Ma che cosa vuol dire la separazione delle carriere dei magistrati e in che modo può condizionare l'esito di un processo? Per capirlo bisogna considerare le differenze tra i due sistemi processuali penali fondamentali, quello accusatorio e quello inquisitorio. Due modelli, si badi, che sono solo ideali: due poli estremi di una scala lungo la quale si pongono i sistemi processuali realmente applicati dai vari Paesi. Nel sistema accusatorio il giudice è puro e la sua neutralità assoluta. Si esprime in base alle risultanze di una procedura in cui le parti - l'accusato assistito dal suo difensore e l'accusatore, ovvero il pubblico ministero - concorrono ciascuno dalla sua parte a introdurre le questioni di fatto e le prove e a esaminare ed eventualmente smontare queste ultime anche grazie a strumenti come la cross-examination (l'interrogatorio incrociato dei testimoni) resi celebri da film e telefilm americani. Non è un caso che il modello accusatorio è tipico del sistema giuridico anglosassone, che si rifà al principio della common law.
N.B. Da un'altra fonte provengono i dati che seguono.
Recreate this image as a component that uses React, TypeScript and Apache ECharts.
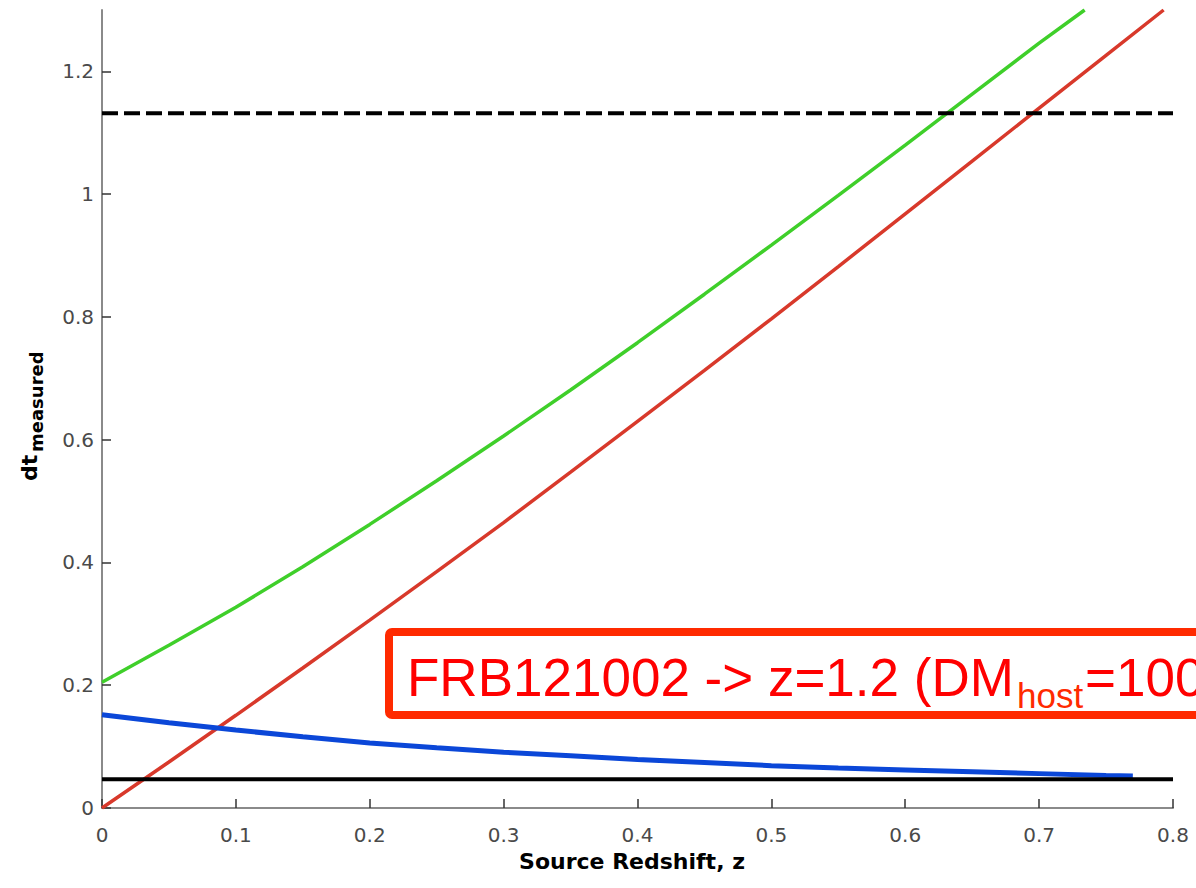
import React, { useEffect, useRef } from "react";
import * as echarts from "echarts";

// Source redshift z and measured dt for each curve
const greenZ = [0, 0.05, 0.1, 0.15, 0.2, 0.25, 0.3, 0.35, 0.4, 0.45, 0.5, 0.55, 0.6, 0.65, 0.7, 0.734];
const greenDt = [0.205, 0.265, 0.327, 0.393, 0.462, 0.533, 0.606, 0.681, 0.758, 0.837, 0.917, 0.998, 1.08, 1.163, 1.246, 1.3];

const redZ = [0, 0.05, 0.1, 0.15, 0.2, 0.25, 0.3, 0.35, 0.4, 0.45, 0.5, 0.55, 0.6, 0.65, 0.7, 0.75, 0.793];
const redDt = [0, 0.075, 0.151, 0.228, 0.306, 0.385, 0.465, 0.547, 0.63, 0.713, 0.797, 0.882, 0.968, 1.054, 1.14, 1.226, 1.3];

const blueZ = [0, 0.05, 0.1, 0.15, 0.2, 0.25, 0.3, 0.35, 0.4, 0.45, 0.5, 0.55, 0.6, 0.65, 0.7, 0.75, 0.77];
const blueDt = [0.152, 0.139, 0.127, 0.116, 0.106, 0.098, 0.091, 0.085, 0.079, 0.074, 0.069, 0.065, 0.062, 0.059, 0.056, 0.053, 0.052];

const solidZ = [0, 0.8];
const solidDt = [0.047, 0.047];

const dashedZ = [0, 0.8];
const dashedDt = [1.132, 1.132];

const yTicks = [0, 0.2, 0.4, 0.6, 0.8, 1, 1.2];

const pairs = (xs: number[], ys: number[]) => xs.map((x, i) => [x, ys[i]]);
const fmt = (v: number) => String(Math.round(v * 10) / 10);

export default function App() {
  const ref = useRef<HTMLDivElement>(null);
  useEffect(() => {
    if (!ref.current) return;
    const chart = echarts.init(ref.current, null, { renderer: "svg" });
    const tickFont = { fontFamily: "DejaVu Sans", fontSize: 20, color: "#4a4a4a" };
    chart.setOption({
      animation: false,
      backgroundColor: "#fff",
      grid: { left: 102, right: 23, top: 10, bottom: 80 },
      xAxis: {
        type: "value",
        min: 0,
        max: 0.8,
        interval: 0.1,
        splitLine: { show: false },
        axisLine: { show: true, lineStyle: { color: "#8a8a8a", width: 2 } },
        axisTick: { show: true, inside: true, length: 9, lineStyle: { color: "#333", width: 1.5 } },
        axisLabel: { ...tickFont, margin: 17, formatter: fmt },
      },
      yAxis: {
        type: "value",
        min: 0,
        max: 1.3,
        splitLine: { show: false },
        axisLine: { show: true, onZero: false, lineStyle: { color: "#8a8a8a", width: 2 } },
        axisTick: { show: true, inside: true, length: 9, customValues: yTicks, lineStyle: { color: "#333", width: 1.5 } },
        axisLabel: { ...tickFont, margin: 8, customValues: yTicks, formatter: fmt },
      },
      series: [
        {
          type: "line", data: pairs(greenZ, greenDt), showSymbol: false,
          lineStyle: { color: "#3fcf2a", width: 3.5 },
        },
        {
          type: "line", data: pairs(redZ, redDt), showSymbol: false,
          lineStyle: { color: "#d8392b", width: 3.5 },
        },
        {
          type: "line", data: pairs(blueZ, blueDt), showSymbol: false,
          lineStyle: { color: "#0b47d8", width: 5 },
        },
        {
          type: "line", data: pairs(solidZ, solidDt), showSymbol: false,
          lineStyle: { color: "#000", width: 4 },
        },
        {
          type: "line", data: pairs(dashedZ, dashedDt), showSymbol: false,
          lineStyle: { color: "#000", width: 4, type: [16, 6] },
        },
      ],
      graphic: [
        {
          type: "text", x: 29, y: 481, rotation: Math.PI / 2,
          style: { text: "dt", fontFamily: "DejaVu Sans", fontWeight: "bold", fontSize: 22, fill: "#000", align: "left", verticalAlign: "middle" },
        },
        {
          type: "text", x: 36, y: 452, rotation: Math.PI / 2,
          style: { text: "measured", fontFamily: "DejaVu Sans", fontWeight: "bold", fontSize: 18, fill: "#000", align: "left", verticalAlign: "middle" },
        },
        {
          type: "text", x: 632, y: 861,
          style: { text: "Source Redshift, z", fontFamily: "DejaVu Sans", fontWeight: "bold", fontSize: 22, fill: "#000", align: "center", verticalAlign: "middle" },
        },
        {
          type: "rect", shape: { x: 389, y: 632, width: 900, height: 83, r: 3 },
          style: { fill: "#fff", stroke: "#ff2a00", lineWidth: 8 },
        },
        {
          type: "text", x: 407, y: 677,
          style: { text: "FRB121002 -> z=1.2 (DM", fontFamily: "Liberation Sans", fontSize: 53, fill: "#ff0000", align: "left", verticalAlign: "middle" },
        },
        {
          type: "text", x: 1017, y: 695,
          style: { text: "host", fontFamily: "Liberation Sans", fontSize: 35, fill: "#ff2a00", align: "left", verticalAlign: "middle" },
        },
        {
          type: "text", x: 1085, y: 677,
          style: { text: "=100)", fontFamily: "Liberation Sans", fontSize: 53, fill: "#ff0000", align: "left", verticalAlign: "middle" },
        },
      ],
    });
    return () => chart.dispose();
  }, []);
  return <div ref={ref} style={{ position: "absolute", left: 0, top: 0, width: 1196, height: 888 }} />;
}
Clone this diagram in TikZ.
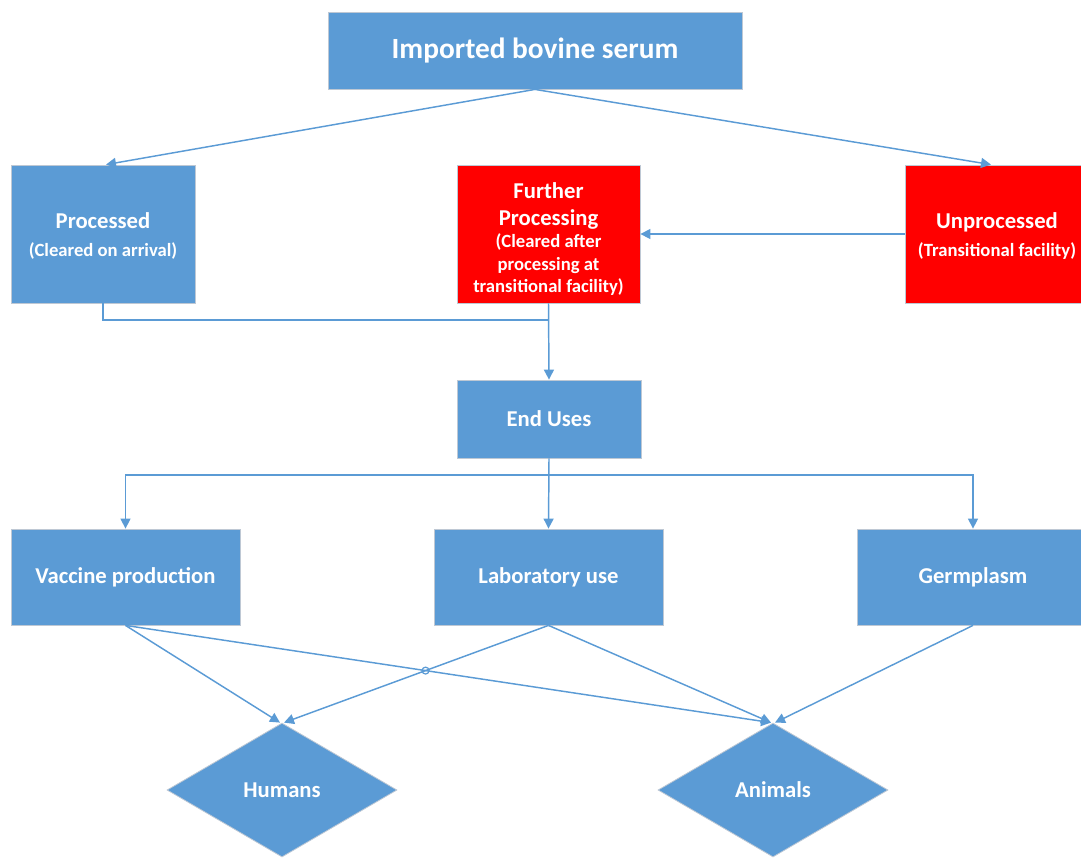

Tutte le più grandi democrazie hanno visto il prevalere netto di questo sistema. Nel sistema inquisitorio cambia invece il ruolo del pubblico ministero, che pur essendo distinto dal giudice ne condivide alcuni compiti e obiettivi: avvia d'ufficio il processo e collabora con il giudice all'introduzione e all'esame delle prove nel processo penale, con ciò creando un dislivello piuttosto pronunciato tra l'accusa e la difesa.

In Italia fino al 1989 vigeva il sistema inquisitorio, spazzato via dall'entrata in vigore, nel 1989, di un sistema formalmente accusatorio. Formalmente, sì. Perché in realtà, pur se è stata cancellata la figura del giudice istruttore (vero deus ex machina del processo, che avviava d'ufficio il processo, introduceva le questioni di fatto, acquisiva e valutava le prove e tirava le fila dell'inchiesta), il sistema italiano non è puramente accusatorio ma misto. Accusa e difesa non sono davvero sullo stesso piano, non fosse altro per il fatto che l'essere giudice e accusatore colleghi può creare favoritismi anche subliminali. I fautori del sistema attuale assicurano che questo è l'unico che permette ai pm di non essere l'«avvocato della polizia» asservito di fatto al potere esecutivo e di acquisire una completa cultura giuridica. Vantaggi che appaiono discutibili e comunque certamente meno pregnanti rispetto alla vivificante imparzialità che in fin dei conti è il cardine del sistema giudiziario.

La separazione totale delle due funzioni giudiziarie prevede anche due percorsi di carriera separati sin dall'origine tra giudici e pubblici ministeri e quindi l'esistenza di due organi di autogoverno distinti: nascerebbe in pratica anche un Csm dei pm. Se la legge deve essere uguale per tutti, che lo sia davvero.